Similar to the induction charging systems found in the domestic environment on low-power devices such as electric toothbrushes, razors or inductive cookers, in an EV application WPT induces an electrical current in an appropriately tuned coil.
Inductive power transfer is the technology of choice for major auto manufacturers as they look to launch systems commercially. It is also the technology behind one of the world’s first market-ready EV WPT systems from Plugless.
The company began a low-volume roll out of its L2 System – developed and manufactured by Evatran – in mid-2014 after more than two years of trials with partners including Google, U.S. utility Duke Energy and rental car company Hertz. Currently available for the Chevrolet Volt and Nissan Leaf vehicles, a 7,2 kW system for the Tesla S may launch in the next few months.

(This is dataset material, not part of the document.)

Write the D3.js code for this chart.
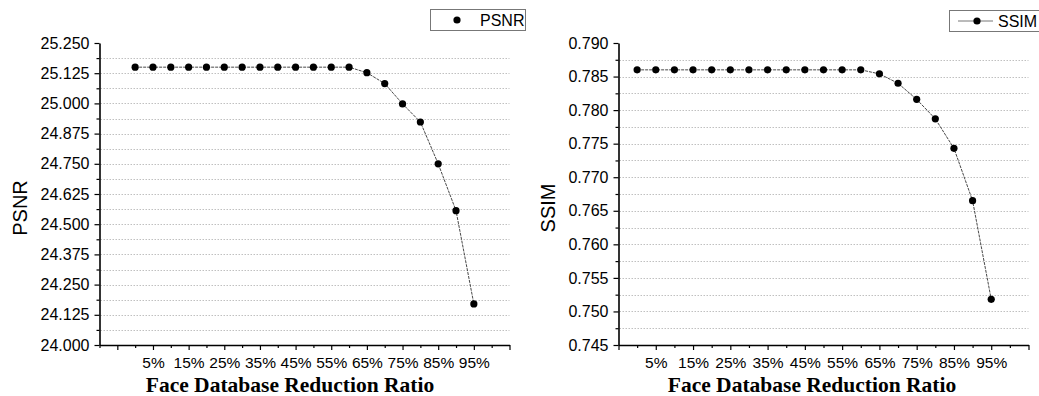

It uses inductive power transfer from a transmitting coil in a parking pad and charges an EV as quickly as a plug-in Mode 2 (240V) station. Mode 2 charging refers to the connection of an EV to the AC. supply network (mains) not exceeding 32 A and not exceeding 250 V AC single-phase or 480 V AC three-phase utilizing standardized single-phase or three-phase socket-outlets, according to IEC 61851-1:2010, Electric vehicle conductive charging system – Part 1: General requirements.
“If you have an in-ground mount system, that’s what I would say is the candidate which has the most advantages,” says Dr. Jochen Mahlein, who heads the LMS division at SEW-Eurodrive. SEW Eurodriive has experience in WPT for industrial applications for more than 16 years and is a member and secretary of IEC TC 69/JPT 61980.
For example, rather than poles, stanchions or other street furniture, inductive charging systems can be contained within a concrete pad that is flush with the road surface. This makes them difficult to damage, and may offer potentially low maintenance costs. It also helps to solve the issue of the need for an appropriate plug at a charging point. Mahlein says that the installation costs of a WPT system are comparable with those of existing wired alternatives.
Freeman says, “It’s obvious that wireless power transfer has unique advantages.”
For example, there is the possibility of “dynamic” charging while a vehicle is in motion. Such systems are already in use in industrial environments, and in August 2015 the UK’s Highways Agency began off-road trials of dynamic wireless power transfer. The trials will involve replicating motorway conditions and were expected to last for 18 months.
Evidence exists of gathering momentum behind WPT technology for the EV market. A 2014 report from Navigant Research concludes that “Most wireless charging systems are in the pilot phase and are likely to remain there for another two to three years. […] Within a decade, wireless charging could be the leading way of charging EVs.”
Navigant forecasts that wireless charging equipment for light-duty vehicles will grow by a compound annual growth rate of 108% from 2013 to 2022, reaching annual sales of some 300 000 units in 2022. Another recent forecast indicates that by 2019, WPT for the EV market is expected to be worth around $4.6 billion.
With the high power transfer capability of WPT comes the possibility of rapid charging.
Projects already are using high power systems for commercial vehicles, and increasing power capacity is one key area of research. For instance, in March 2016, a 20 kW wireless charging system was demonstrated at the U.S. Department of Energy’s Oak Ridge National Laboratory (ORNL) running at 90% efficiency. Working with companies including Toyota and Evatran, the researchers say they are looking ahead to their next target of a 50 kW WPT system. (See an ORNL video on its WPT technology.)
Nissan is expected to launch a unit of more than 7 kW in the coming year, doubling the transfer capacity of its early developments. And Qualcomm has developed a 7.2 kW system, also doubling the capacity of a previous version.
However, at higher powers, safety becomes more of a concern. Mahlein says that current WPT systems are in a frequency range of 20 to 140 kHz. What’s more, 140-150 kHz is the starting point of broadcast radio applications; “this is also something that needs to be borne in mind,” he says.
As a result, mechanisms to address the possibility of animals, people or even waste such as aluminized paper entering a strong magnetic field are being researched.
Oak Ridge’s Power Electronics Team lead, Madhu Chinthavali, says that the high-frequency magnetic fields used in power transfer across a large air gap are “focused and shielded.” This means that magnetic fringe fields fall to levels below limits set by international standards, including inside the vehicle, to ensure personal safety.
The role of International Standards
IEC International Standards for issues associated with WPT are developed by IEC TC 69/JPT 61980.
This JPT, in which some 70 experts from 13 participating members are active, has published IEC 61980-1:2015, which deals with general requirements for electric vehicle WPT systems, and is preparing additional Standards in the IEC 61980 series to cover specific requirements for communication between EVs and infrastructure, as well as for magnetic and electric field power transfer systems.
Freeman says that “interoperability is something that’s going to be transformative for wireless power transfer. Standards can be a key enabler of getting interoperability.”
Freeman says that the success in terms of helping to catalyze EV adoption likely will come when “people stop worrying about it.” Wireless power transfer is poised to be a key enabler in achieving that goal.